I've been aware of it: aware what a difference it makes, aware of my own behavior and how it contributes positively or negatively, aware of safe and unsafe spaces. But this - hiking - was the first time i realized so explicitly that feminist training can make things better even in ways that on the surface have little to do with feminism.

*A lot of these sound like specific complaints, and they are, because that's the best way to illustrate what i'm trying to say. That is, I do not aim to complain about my family. They're wonderful people behaving in ordinary ways, without the benefit of feminist training. I really had a great time hiking with them; there were just a lot of little things that grated, and that made the experience just a little bit more fraught than it could have been.

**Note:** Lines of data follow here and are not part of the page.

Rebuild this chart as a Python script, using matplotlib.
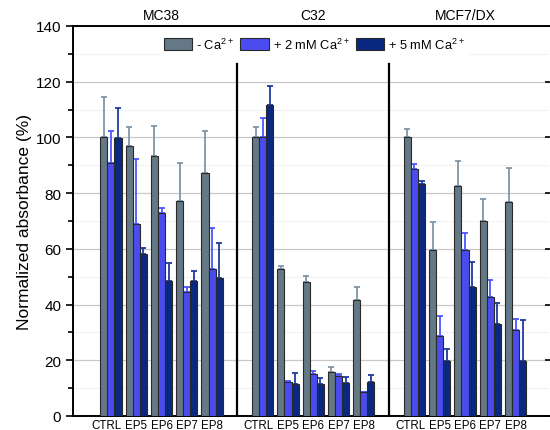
import numpy as np
import matplotlib
matplotlib.use("Agg")
import matplotlib.pyplot as plt

plt.rcParams["font.family"] = ["Liberation Sans", "DejaVu Sans"]
plt.rcParams["mathtext.default"] = "regular"

groups = ["MC38", "C32", "MCF7/DX"]
labels = ["CTRL", "EP5", "EP6", "EP7", "EP8"]
series = ["- Ca$^{2+}$", "+ 2 mM Ca$^{2+}$", "+ 5 mM Ca$^{2+}$"]

# values per group, order CTRL, EP5..EP8
no_ca = [[100, 96.9, 93.3, 77.3, 87.2],
         [100, 52.8, 48.0, 15.9, 41.8],
         [100, 59.6, 82.7, 69.9, 76.7]]
ca_2 = [[90.8, 68.9, 72.7, 44.4, 52.9],
        [100, 12.1, 15.1, 14.5, 8.7],
        [88.7, 28.6, 59.6, 42.6, 30.9]]
ca_5 = [[99.8, 58.1, 48.6, 48.6, 49.5],
        [111.6, 11.5, 11.5, 11.7, 12.3],
        [83.3, 19.6, 46.2, 33.0, 19.6]]

# upper errors
no_ca_err = [[14.5, 6.8, 10.7, 13.5, 15.1],
             [3.7, 1.2, 2.1, 1.8, 4.4],
             [3.0, 9.9, 8.7, 8.0, 12.3]]
ca_2_err = [[11.5, 23.3, 2.0, 2.0, 14.5],
            [7.0, 0.6, 0.9, 0.7, 0.0],
            [1.8, 7.4, 6.1, 6.3, 3.9]]
ca_5_err = [[10.8, 2.2, 6.2, 3.6, 12.6],
            [7.0, 3.8, 2.0, 2.4, 2.5],
            [0.9, 4.4, 9.2, 7.6, 14.9]]

bar_colors = ["#647886", "#4a4cf0", "#0a2880"]
err_colors = ["#7f95a6", "#4a55ff", "#1e3c9e"]

fig = plt.figure(figsize=(5.5, 4.31), dpi=100)
ax = fig.add_axes([73 / 550, 14 / 431, 478 / 550, 390 / 431])

w = 0.28
xt = []
xl = []
for g in range(3):
    base = np.arange(5) + 6 * g
    xt += [base[0] - 0.17] + list(base[1:])
    xl += labels
    for s, (vals, errs) in enumerate([(no_ca, no_ca_err), (ca_2, ca_2_err), (ca_5, ca_5_err)]):
        v = np.array(vals[g])
        e = np.array(errs[g])
        ax.bar(base + (s - 1) * w, v, w, color=bar_colors[s], edgecolor="#2a2a2a",
               linewidth=0.8, zorder=3, label=series[s] if g == 0 else None)
        ax.errorbar(base + (s - 1) * w, v, yerr=[np.zeros(5), e], fmt="none",
                    ecolor=err_colors[s], elinewidth=1.3, capsize=2.5, capthick=1.3, zorder=2)
    ax.text(6 * g + 2, 141.5, groups[g], ha="center", va="bottom", fontsize=10)

for sep in [5, 11]:
    ax.plot([sep, sep], [0, 126.5], color="black", lw=1.6, zorder=4)

ax.set_xlim(-1.5, 17.4)
ax.set_ylim(0, 140)
ax.set_xticks(xt)
ax.set_xticklabels(xl, fontsize=8.3)
ax.tick_params(axis="x", length=0, pad=2)
ax.set_yticks(np.arange(0, 141, 20))
ax.set_yticks(np.arange(10, 140, 20), minor=True)
ax.tick_params(axis="y", which="major", direction="out", length=5, width=1.2, labelsize=11)
ax.tick_params(axis="y", which="minor", direction="out", length=3.5, width=1.2)
ax.grid(axis="y", which="major", color="#c8c8c8", lw=0.9, zorder=0)
ax.grid(axis="y", which="minor", color="#dcdcdc", lw=0.7, ls=":", zorder=0)
for sp in ax.spines.values():
    sp.set_linewidth(1.4)
ax.set_ylabel("Normalized absorbance (%)", fontsize=12.5, labelpad=3)

# inward ticks on the right edge
ax2 = ax.twinx()
ax2.set_ylim(0, 140)
ax2.set_yticks(np.arange(0, 141, 20))
ax2.tick_params(axis="y", direction="in", length=4, width=1.2, labelright=False)
for sp in ax2.spines.values():
    sp.set_visible(False)

leg = ax.legend(ncol=3, loc="center", bbox_to_anchor=(0.505, 0.954), frameon=True,
                fontsize=9.3, handlelength=2.2, handleheight=1.0, columnspacing=0.5,
                handletextpad=0.3, borderpad=0.2, fancybox=False)
leg.get_frame().set_edgecolor("white")
leg.get_frame().set_facecolor("white")
leg.set_zorder(5)

fig.savefig("out.png", dpi=100)
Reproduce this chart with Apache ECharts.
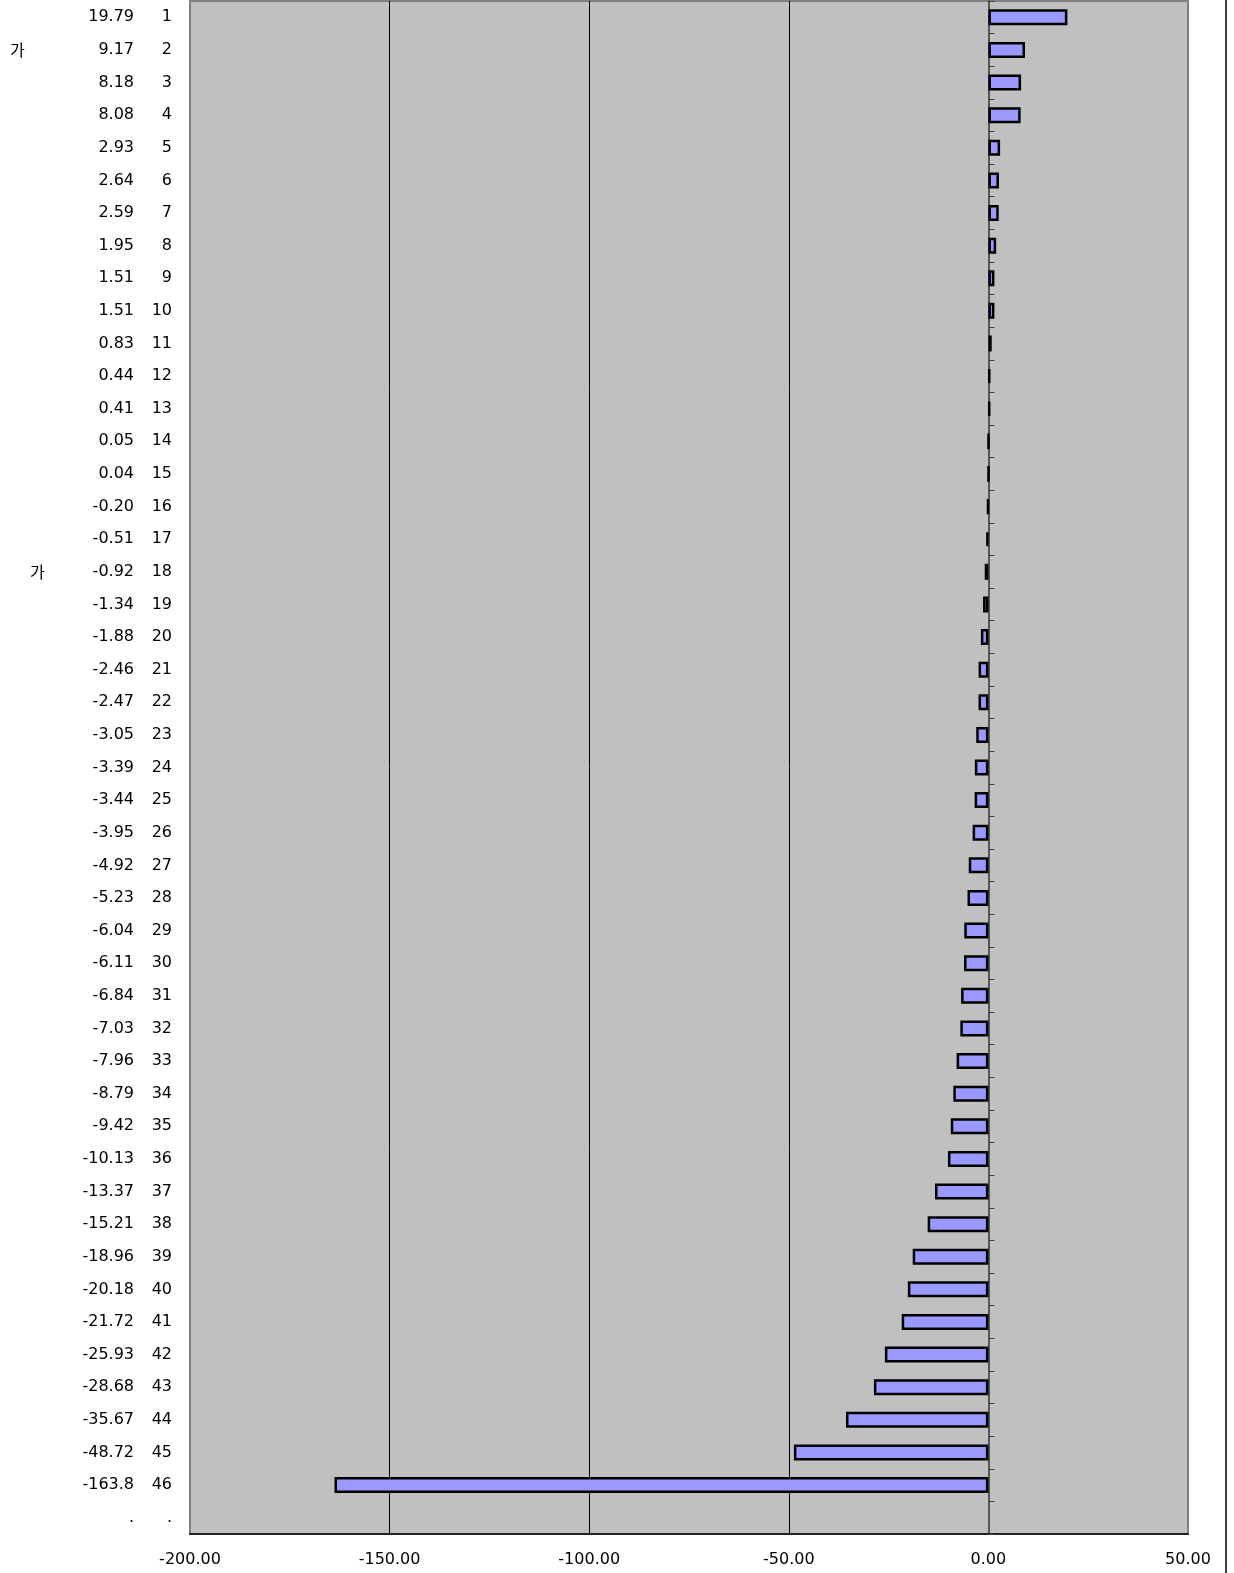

These little things were noticeable to me, and prompted these reflections.
**In fancy philosophical terms, virtue ethics.
***Yet a third digression: this seems to me to be somewhat of an American thing. The anecdotal evidence: i've encountered it much more among Americans than not (among a sub-group of Americans of course), and the French word for "safe" is ... "safe." Of course I haven't hung out enough in French or German or Mexican queer-feminist circles.